Avantages, incohérences et spectacle malgré tout
A l’image des Parisiens, peu à peu, tous les supporters se résignent : les finales de coupe risquent bien de se jouer à huis clos début août. Si l’absence de supporters dérange tout le monde, la programmation début août revêt quelques avantages aux yeux des supporters lyonnais et parisiens, notamment en vue de la reprise de la Ligue des champions en août. “C’est sûr que ça peut faire un bon match de préparation pour reprendre le rythme avant de se faire désosser en Ligue des champions contre des équipes qui auront déjà repris”, glisse Lucas. Supporter parisien, Rudy partage ce point de vue : “On va se servir de tous les matches pour jouer à fond la C1. Et dans ce but, jouer deux finales juste avant c’est intéressant parce que ce sont des matches à haute intensité, comme la C1”.

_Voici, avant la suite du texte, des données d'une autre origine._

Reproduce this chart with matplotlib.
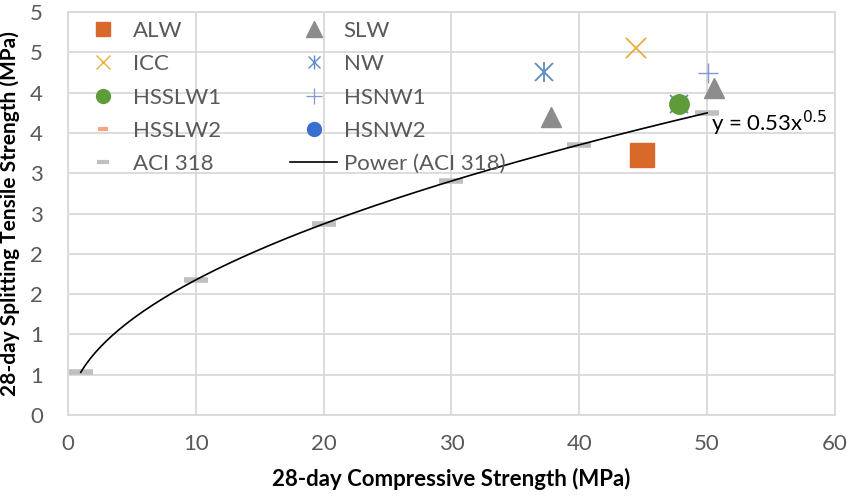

Pour autant, ces quelques avantages ne masquent pas l’incohérence dénoncée par certains, dont Sofiane, supporter lyonnais : “C’est illogique parce que d’un côté la LFP décide d’arrêter la saison, mais de l’autre ils veulent quand même jouer la finale de leur coupe. En terme de cohérence, c’est difficile de continuer une compétition et pas l’autre”. Lucas complète : “On a arrêté le championnat, pourquoi pas les coupes ? Dans ces conditions les finales n’ont plus vraiment de sens, les coupes sont déjà désuettes”. A Saint-Etienne, Arnaud propose même de dénoncer le ridicule de cette situation par un acte symbolique : “Ils ont qu’à y aller avec les U18 et faire un match pathétique. Je serai président, je la jouerais comme ça, comme Pape Diouf, pour protester”.
A défaut de l’être en tribune, le spectacle devrait toutefois être au rendez-vous sur la pelouse. L’absence des supporters pèsera évidemment sur les débats, mais les enjeux sportifs seront toujours les mêmes. Pour Lyon et Saint-Etienne, il y a un premier trophée à aller chercher depuis des années, et une qualification en coupe d’Europe inespérée après les saisons ratées des deux clubs. Et même pour Paris. “On a une revanche à prendre : on n’a pas gagné ces deux coupes l’année dernière. Les joueurs ont dû être piqué dans leur orgueil. Je pense que les joueurs vont les jouer à fond, en dépit du contexte”, prévient Antoine. Les jouer à fond pour se faire pardonner des supporters … qui ne pourront pas y assister. Là est tout le paradoxe de ces finales qui n’en seront plus vraiment.